“Unlike a mirror, which reminds us of who we really are and may have a negative effect on self-esteem if that image does match with our ideal, Facebook can show a positive version of ourselves,” said associate professor Jeffrey Hancock. “We’re not saying that it’s a deceptive version of self, but it’s a positive one” (CNN Tech).
There has been a growing concern that our generation’s dependence on Facebook and other similar social media networks to determine our self-worth has reached unacceptable levels. How can we define ourselves as unique, interesting, artistic, clever, cool, etc. while differentiating ourselves from everyone else who might hope to get the same image across?
Facebook is formatted such that you can learn almost everything and anything you want about your connections. Naturally, the idea of such openness is intimidating to many, and privacy groups, like the Electronic Privacy Information Center, have come together and garnered some influence within the government (All Things Digital). What these groups might want to consider, however, is that companies like Facebook, YouTube, and Twitter are ultimately around to maximize their net income despite the efforts these organizations go through to convince you otherwise.
Ultimately, Facebook is not an inherent right but a privilege.
I admit that all of this sounds ominous, but we must not forget that there’s a bright side to it all. With a few exceptions, you, and no one else, have almost complete control, as a Facebook user, to control the content of your profile. It is up to you to determine which celebrity/athlete/artist pages to like, whether or not you want to share your education and employment specifics, whether or not you will keep other peoples’ posts on your wall and comments on your pictures, and even whether or not others will be able to access your pictures from your page. Finally, it is up to you to decide what picture will summarize your online presence. I’m referring, of course, to your profile picture, often the first thing you notice when you click through to your friends’ pages.

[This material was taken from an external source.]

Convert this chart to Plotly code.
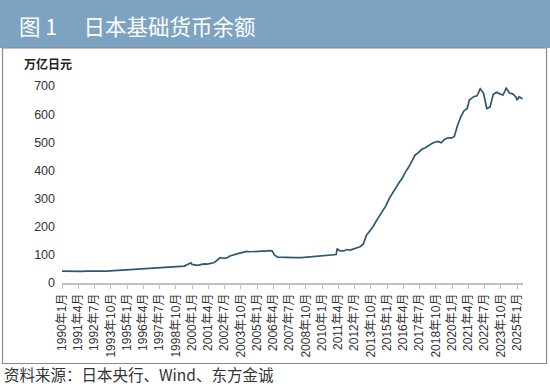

I took the above quote from Jeffrey Hancock from an article on CNN Tech. The story covers Hancock’s report regarding the correlation between Facebook and self-esteem in a study of 63 students (click here to be linked to the report itself). It turns out that subjects who spent time on Facebook returned more positive feedback about themselves than those who were either staring at a mirror or a blank computer screen during the allotted time (CNN Tech).
“For many people, there’s an automatic assumption that the internet is bad,” Hancock said. “This is one of the first studies to show that there’s a psychological benefit of Facebook” (CNN Tech).
Does the research speak for itself?
Either way, perhaps some of us should consider lightening up.